Usaha dan kegiatan berizin, katanya, harus ada perubahan dokumen RKU termasuk mencantumkan rencana pemulihan ekosistem gambut yang masih perlu didetilkan.

“Juga menyusun dokumen rencana pemulihan ekosistem gambut, termasuk titik penaatan tinggi muka air tanah, data logger, stasiun pemantauan curah hujan, infrastruktur pembasahan (sekat kanal-red) dan rehabilitasi vegetasi,” katanya.

Karli berharap, perusahaan HTI lain bisa segera menyelesaikan perubahan RKU.

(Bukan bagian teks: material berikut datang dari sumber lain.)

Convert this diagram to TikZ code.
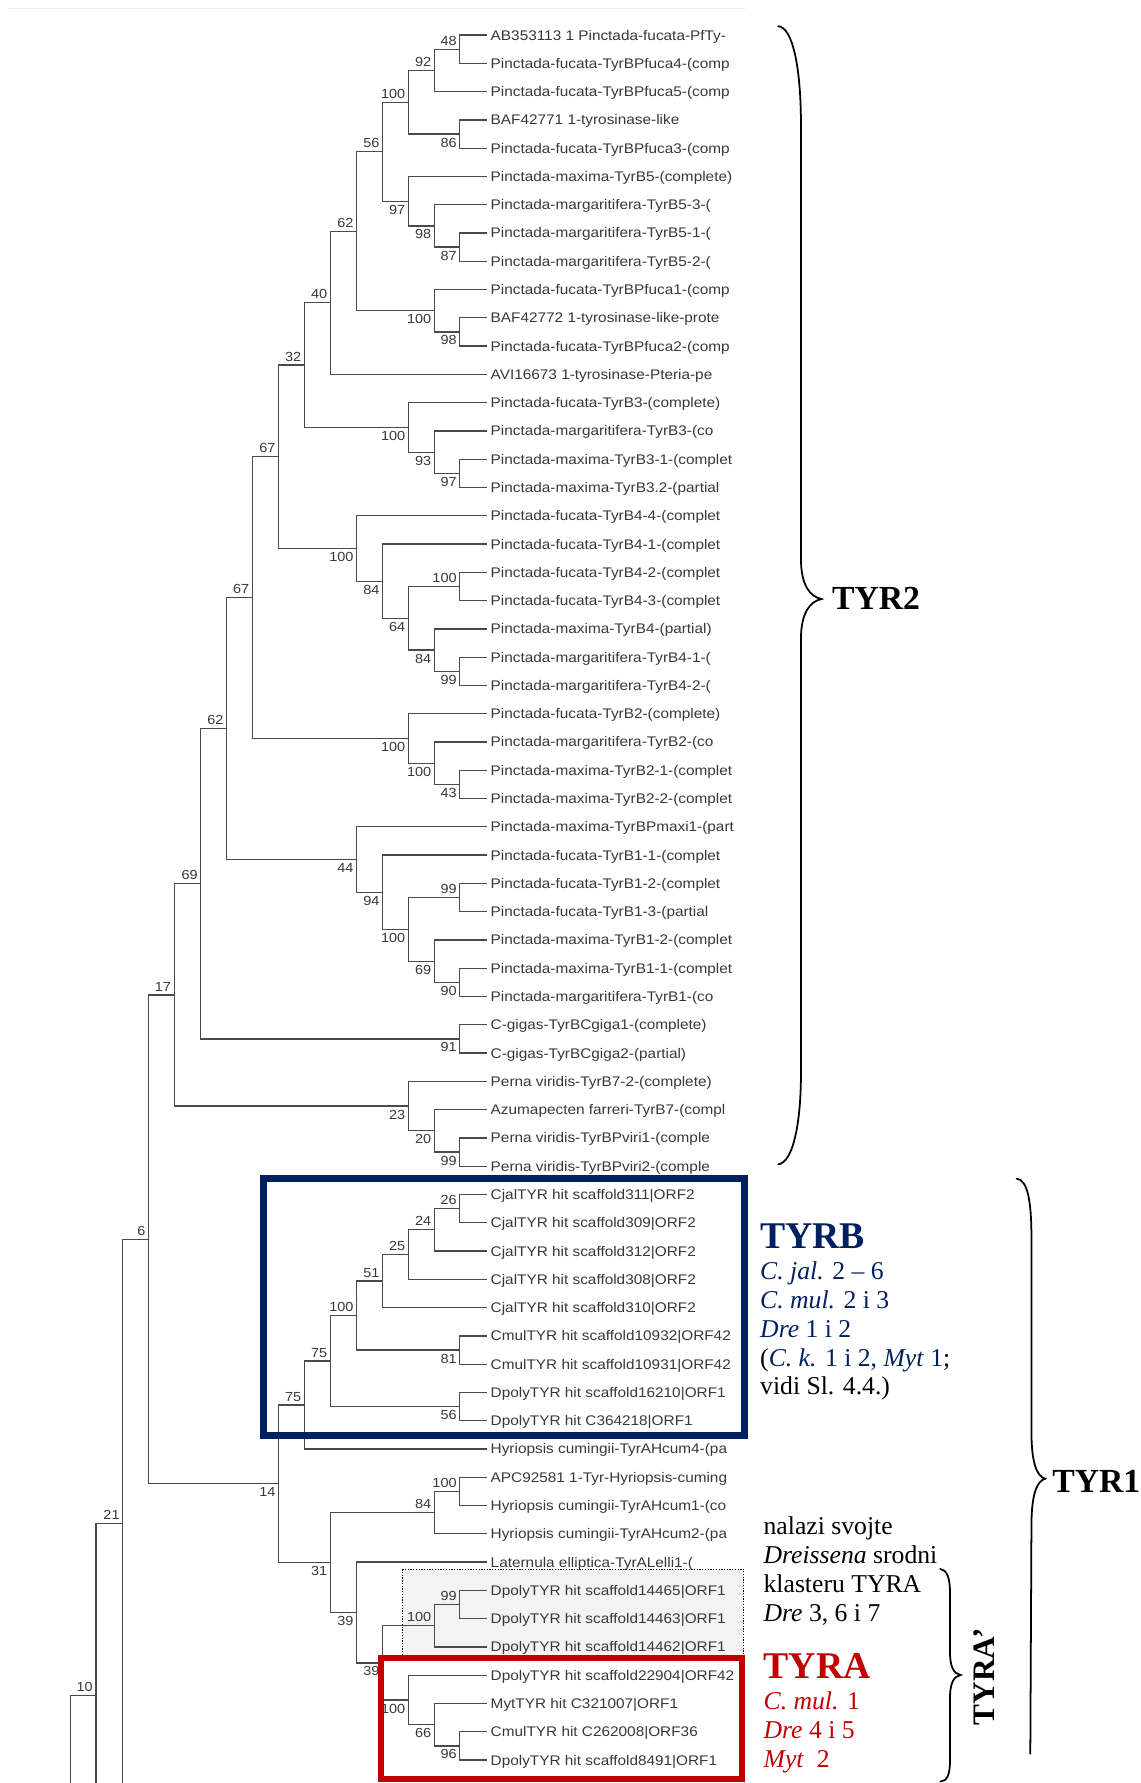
\documentclass[tikz,border=0pt]{standalone}
\usepackage{fontspec}
\setmainfont{Liberation Serif}
\newfontfamily\treefont[FakeStretch=1.1]{Liberation Sans}
\usetikzlibrary{calc}
\definecolor{tyrbblue}{HTML}{002060}
\definecolor{tyrared}{HTML}{C00000}
\definecolor{treegray}{HTML}{4A4A4A}
\definecolor{labgray}{HTML}{383838}
\definecolor{boxgray}{HTML}{F3F3F3}
\newcommand{\clade}[6]{%
\coordinate (#1m) at ($(#3)!.5!(#4)$);
\coordinate (#1) at (#2,0 |- #1m);
\draw[br] (#3) -| (#1) |- (#4);
\node[bs,#6] (#1b) at (#1) {#5};}

\begin{document}
\begin{tikzpicture}[x=0.025cm,y=-0.025cm,
leaf/.style={anchor=west,inner xsep=2pt,inner ysep=0pt,text height=6.2pt,text depth=0pt,font=\treefont\fontsize{8.7}{10}\selectfont,text=labgray},
bs/.style={inner xsep=1.8pt,inner ysep=2.2pt,font=\treefont\fontsize{8.2}{9}\selectfont,text=labgray},
bsup/.style={anchor=south east},
bsdn/.style={anchor=north east},
br/.style={draw=treegray,line width=.8pt},
note/.style={anchor=base west,inner sep=0pt,font=\fontsize{16}{18}\selectfont},
big/.style={anchor=base west,inner sep=0pt,font=\bfseries\fontsize{23.5}{26}\selectfont},
head/.style={anchor=base west,inner sep=0pt,font=\bfseries\fontsize{21}{24}\selectfont},
brace/.style={draw=black,line width=1.1pt,line cap=round}]
\useasboundingbox (0,0) rectangle (1000,1562.7);
\draw[gray!15,line width=.6pt] (6.7,7.3) -- (653,7.3);
\draw[fill=boxgray,line width=.6pt,dash pattern=on .8pt off .9pt] (353,1375.4) rectangle (652,1452);

% leaves
\foreach \lab [count=\i] in {AB353113 1 Pinctada-fucata-PfTy-,Pinctada-fucata-TyrBPfuca4-(comp,
Pinctada-fucata-TyrBPfuca5-(comp,BAF42771 1-tyrosinase-like,Pinctada-fucata-TyrBPfuca3-(comp,
Pinctada-maxima-TyrB5-(complete),Pinctada-margaritifera-TyrB5-3-(,Pinctada-margaritifera-TyrB5-1-(,
Pinctada-margaritifera-TyrB5-2-(,Pinctada-fucata-TyrBPfuca1-(comp,BAF42772 1-tyrosinase-like-prote,
Pinctada-fucata-TyrBPfuca2-(comp,AVI16673 1-tyrosinase-Pteria-pe,Pinctada-fucata-TyrB3-(complete),
Pinctada-margaritifera-TyrB3-(co,Pinctada-maxima-TyrB3-1-(complet,Pinctada-maxima-TyrB3.2-(partial,
Pinctada-fucata-TyrB4-4-(complet,Pinctada-fucata-TyrB4-1-(complet,Pinctada-fucata-TyrB4-2-(complet,
Pinctada-fucata-TyrB4-3-(complet,Pinctada-maxima-TyrB4-(partial),Pinctada-margaritifera-TyrB4-1-(,
Pinctada-margaritifera-TyrB4-2-(,Pinctada-fucata-TyrB2-(complete),Pinctada-margaritifera-TyrB2-(co,
Pinctada-maxima-TyrB2-1-(complet,Pinctada-maxima-TyrB2-2-(complet,Pinctada-maxima-TyrBPmaxi1-(part,
Pinctada-fucata-TyrB1-1-(complet,Pinctada-fucata-TyrB1-2-(complet,Pinctada-fucata-TyrB1-3-(partial,
Pinctada-maxima-TyrB1-2-(complet,Pinctada-maxima-TyrB1-1-(complet,Pinctada-margaritifera-TyrB1-(co,
C-gigas-TyrBCgiga1-(complete),C-gigas-TyrBCgiga2-(partial),Perna viridis-TyrB7-2-(complete),
Azumapecten farreri-TyrB7-(compl,Perna viridis-TyrBPviri1-(comple,Perna viridis-TyrBPviri2-(comple,
CjalTYR hit scaffold311|ORF2,CjalTYR hit scaffold309|ORF2,CjalTYR hit scaffold312|ORF2,
CjalTYR hit scaffold308|ORF2,CjalTYR hit scaffold310|ORF2,CmulTYR hit scaffold10932|ORF42,
CmulTYR hit scaffold10931|ORF42,DpolyTYR hit scaffold16210|ORF1,DpolyTYR hit C364218|ORF1,
Hyriopsis cumingii-TyrAHcum4-(pa,APC92581 1-Tyr-Hyriopsis-cuming,Hyriopsis cumingii-TyrAHcum1-(co,
Hyriopsis cumingii-TyrAHcum2-(pa,Laternula elliptica-TyrALelli1-(,DpolyTYR hit scaffold14465|ORF1,
DpolyTYR hit scaffold14463|ORF1,DpolyTYR hit scaffold14462|ORF1,DpolyTYR hit scaffold22904|ORF42,
MytTYR hit C321007|ORF1,CmulTYR hit C262008|ORF36,DpolyTYR hit scaffold8491|ORF1}
  \node[leaf] (l\i) at (427,{30.7+24.785*(\i-1)}) {\lab};

% TYR2 clades
\clade{c1}{403}{l1.west}{l2.west}{48}{bsup}
\clade{c2}{380.7}{c1}{l3.west}{92}{bsup}
\clade{c3}{403}{l4.west}{l5.west}{86}{bsdn}
\clade{c4}{358}{c2}{c3}{100}{bsup}
\clade{c5}{403}{l8.west}{l9.west}{87}{bsdn}
\clade{c6}{380.7}{l7.west}{c5}{98}{bsdn}
\clade{c7}{358}{l6.west}{c6}{97}{bsdn}
\clade{c8}{335.3}{c4}{c7}{56}{bsup}
\clade{c9}{403}{l11.west}{l12.west}{98}{bsdn}
\clade{c10}{380.7}{l10.west}{c9}{100}{bsdn}
\clade{c11}{312.6}{c8}{c10}{62}{bsup}
\clade{c12}{289.5}{c11}{l13.west}{40}{bsup}
\clade{c13}{403}{l16.west}{l17.west}{97}{bsdn}
\clade{c14}{380.7}{l15.west}{c13}{93}{bsdn}
\clade{c15}{358}{l14.west}{c14}{100}{bsdn}
\clade{c16}{266.8}{c12}{c15}{32}{bsup}
\clade{c17}{403}{l20.west}{l21.west}{100}{bsup}
\clade{c18}{403}{l23.west}{l24.west}{99}{bsdn}
\clade{c19}{380.7}{l22.west}{c18}{84}{bsdn}
\clade{c20}{358}{c17}{c19}{64}{bsdn}
\clade{c21}{335.3}{l19.west}{c20}{84}{bsdn}
\clade{c22}{312.6}{l18.west}{c21}{100}{bsdn}
\clade{c23}{244.3}{c16}{c22}{67}{bsup}
\clade{c24}{403}{l27.west}{l28.west}{43}{bsdn}
\clade{c25}{380.7}{l26.west}{c24}{100}{bsdn}
\clade{c26}{358}{l25.west}{c25}{100}{bsdn}
\clade{c27}{221.3}{c23}{c26}{67}{bsup}
\clade{c28}{403}{l31.west}{l32.west}{99}{bsup}
\clade{c29}{403}{l34.west}{l35.west}{90}{bsdn}
\clade{c30}{380.7}{l33.west}{c29}{69}{bsdn}
\clade{c31}{358}{c28}{c30}{100}{bsdn}
\clade{c32}{335.3}{l30.west}{c31}{94}{bsdn}
\clade{c33}{312.6}{l29.west}{c32}{44}{bsdn}
\clade{c34}{198.7}{c27}{c33}{62}{bsup}
\clade{c35}{403}{l36.west}{l37.west}{91}{bsdn}
\clade{c36}{176}{c34}{c35}{69}{bsup}
\clade{c37}{403}{l40.west}{l41.west}{99}{bsdn}
\clade{c38}{380.7}{l39.west}{c37}{20}{bsdn}
\clade{c39}{358}{l38.west}{c38}{23}{bsdn}
\clade{c40}{152.7}{c36}{c39}{17}{bsup}

% TYR1 clades
\clade{d1}{403}{l42.west}{l43.west}{26}{bsup}
\clade{d2}{380.7}{d1}{l44.west}{24}{bsup}
\clade{d3}{358}{d2}{l45.west}{25}{bsup}
\clade{d4}{335.3}{d3}{l46.west}{51}{bsup}
\clade{d5}{403}{l47.west}{l48.west}{81}{bsdn}
\clade{d6}{312.6}{d4}{d5}{100}{bsup}
\clade{d7}{403}{l49.west}{l50.west}{56}{bsdn}
\clade{d8}{289.5}{d6}{d7}{75}{bsup}
\clade{d9}{266.8}{d8}{l51.west}{75}{bsup}
\clade{d10}{403}{l52.west}{l53.west}{100}{bsup}
\clade{d11}{380.7}{d10}{l54.west}{84}{bsup}
\clade{d12}{403}{l56.west}{l57.west}{99}{bsup}
\clade{d13}{380.7}{d12}{l58.west}{100}{bsup}
\clade{d14}{403}{l61.west}{l62.west}{96}{bsdn}
\clade{d15}{380.7}{l60.west}{d14}{66}{bsdn}
\clade{d16}{358}{l59.west}{d15}{100}{bsdn}
\clade{d17}{335.3}{d13}{d16}{39}{bsdn}
\clade{d18}{312.6}{l55.west}{d17}{39}{bsdn}
\clade{d19}{289.5}{d11}{d18}{31}{bsdn}
\clade{d20}{244.3}{d9}{d19}{14}{bsdn}
\clade{d21}{130.3}{c40}{d20}{6}{bsup}

% stem, cut at the lower edge
\coordinate (r21) at (107.6,1335);
\coordinate (e21) at (107.6,1562.7);
\draw[br] (d21) -| (r21) -- (e21);
\node[bs,bsup] (r21b) at (r21) {21};
\coordinate (r10) at (84.1,1486);
\coordinate (e10) at (84.1,1562.7);
\draw[br] (r21) -| (r10) -- (e10);
\node[bs,bsup] (r10b) at (r10) {10};
\coordinate (e0) at (61.8,1562.7);
\draw[br] (r10) -| (e0);

% frames
\draw[tyrbblue,line width=4.6pt] (231,1033) rectangle (652.5,1258);
\draw[tyrared,line width=3.6pt] (334,1453) rectangle (650,1559);

% TYRB
\node[big,text=tyrbblue] (tyrb) at (666,1094.2) {TYRB};
\node[note,text=tyrbblue] (tb1) at (666,1121.8) {\textit{C. jal.} 2 – 6};
\node[note,text=tyrbblue] (tb2) at (666,1147) {\textit{C. mul.} 2 i 3};
\node[note,text=tyrbblue] (tb3) at (666,1172.2) {\textit{Dre} 1 i 2};
\node[note] (tb4) at (666,1197.4) {(\textcolor{tyrbblue}{\textit{C. k.} 1 i 2, \textit{Myt} 1};};
\node[note] (tb5) at (666,1222.6) {vidi Sl. 4.4.)};

% Dreissena note
\node[note] (dn1) at (669,1345.3) {nalazi svojte};
\node[note] (dn2) at (669,1370.3) {\textit{Dreissena} srodni};
\node[note] (dn3) at (669,1395.8) {klasteru TYRA};
\node[note] (dn4) at (669,1421.3) {\textit{Dre} 3, 6 i 7};

% TYRA
\node[big,text=tyrared] (tyra) at (669,1471) {TYRA};
\node[note,text=tyrared] (ta1) at (669,1498.7) {\textit{C. mul.} 1};
\node[note,text=tyrared] (ta2) at (669,1523.5) {\textit{Dre} 4 i 5};
\node[note,text=tyrared] (ta3) at (669,1549) {\textit{Myt}\ \ 2};

% braces
\draw[brace] (682,23) .. controls (695,24) and (702,60) .. (702,110) -- (702,490)
  .. controls (702,513) and (710,523) .. (720,525) .. controls (710,527) and (702,537) .. (702,560)
  -- (702,940) .. controls (702,985) and (695,1019) .. (682,1020.5);
\node[head] (tyr2) at (729,534.5) {TYR2};
\draw[brace] (891,1033) .. controls (900,1034) and (904,1050) .. (904,1085) -- (904,1255)
  .. controls (904,1283) and (909,1294) .. (916,1296) .. controls (909,1298) and (904,1309) .. (904,1337)
  -- (903,1537);
\node[head] (tyr1) at (922,1308) {TYR1};
\draw[brace] (824,1375) .. controls (830,1376) and (832.6,1383) .. (832.6,1396) -- (832.6,1448)
  .. controls (832.6,1461) and (836,1467) .. (842,1468) .. controls (836,1469) and (832.6,1475) .. (832.6,1488)
  -- (832.6,1543) .. controls (832.6,1556) and (830,1561) .. (824,1561.5);
\node[anchor=base,rotate=90,inner sep=0pt,font=\bfseries\fontsize{19.5}{22}\selectfont] (tyrap) at (871.5,1469.5) {TYRA’};
\end{tikzpicture}
\end{document}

“Kita menghadapi musim kemarau. Kami siap membantu. Ada beberapa perusahaan belum selesai RKU. Kita menunggu proses. Kalau sudah selesai persetujuan RKU, kami proses lagi dokumen pemulihan.”

 

Hutan gambut adalah bagian dari kehidupan kita yang harus dikelola secara benar. Foto: Rhett Butler/Mongabay

 

 

Berbasis masyarakat

Tak hanya pemulihan gambut perusahaan. Pemerintah, katanya, juga sudah pemulihan ekosistem gambut berbasis masyarakat dengan melibatkan perguruan tinggi, fasilitator, dan masyarakat sekitar.

Kegiatan dilakukan pada 19 kabupaten di tujuh provinsi, yakni Aceh, Riau, Jambi, Kalimantan Barat, Kalimantan Tengah, Kalimantan Timur dan Sumatera Selatan. Total terbangun 175 sekat kanal melalui anggaran APBN.

Mongabay meminta nama-nama ke-45 perusahaan itu, tetapi sampai berita ini turun, belum ada dapatkan data. Data pada awal Desember lalu, baru ada 27 perusahaan yang sudah selesai proses RKU (lihat tabel).

 

Komitmen perusahaan

Hendri Tanjung, perwakilan PT Satria Perkasa Agung (SPA) mengatakan, perusahaan intensif lakukan pembasahan. Perusahaan dengan luas konsesi 76.017 hektar ini menyelesaikan revisi RKU pada 14 November 2017.

“Kunci sukses produktivitas tinggi HTI di lahan gambut adalah pencegahan kebakaran hutan dan lahan. Ini bisa dilakukan dengan penerapan pengelolaan tata air, dan sistem sylvikultur,” katanya.

Di wilayah SPA, katanya, terdapat kanal eksisting terdiri dari kanal primer 170,2 kilometer dan kanal sekunder 565,3 kilometer dengan pintu air enam, bendungan 177 dan sekat kanal 404.

Untuk komitmen pengelolaan gambut, kata Hendri, perusahaan berpegang antara lain pada PP Nomor 57/2016 tentang Perlindungan dan Pengelolaan Ekosistem Gambut dan Instruksi Presiden Nomor 11/2015 tentang Pengendalian Kebakaran Hutan dan Lahan.

“Kami berkomitmen mengikuti seluruh aturan KLHK dan akan melaksanakan semua kewajiban. Kami telah pengelolaan lahan gambut secara bertanggungjawab. Sejauh ini wilayah konsesi kami juga tidak pernah mengalami kebakaran lahan dan berupaya memberdayakan masyarakat sekitar.”

 

 

Suwardana, perwakilan PT Bumi Mekar Hijau (BMH) mengatakan, pemulihan ekosistem gambut sudah di fungsi lindung antara lain membangun sekat kanal tanpa lintasan 10 unit, sekat kanal dengan lintasan satu, pintu air 21, dan flap gate 10.

Pada fungsi budidaya, juga bangun sekat kanal tanpa lintasan 50, sekat kanal berlintasan 24, pintu air empat, dan flap gate 93.

Rencana pemulihan fungsi ekosistem gambut perusahaan, antara lain tak penanaman kembali di areal eks pemanenan pada fungsi lindung ekosistem gambut.

Pemulihan fungsi hidrologis ekosistem gambut, katanya, melalui pemetaan tofografi dengan LiDAR, rezonasi tata kelola air, pembangunan infrastruktur pendukung, dan monitoring tata kelola air. “Juga menjaga keamanan areal dari pihak-pihak yang tak bertanggungjawab.”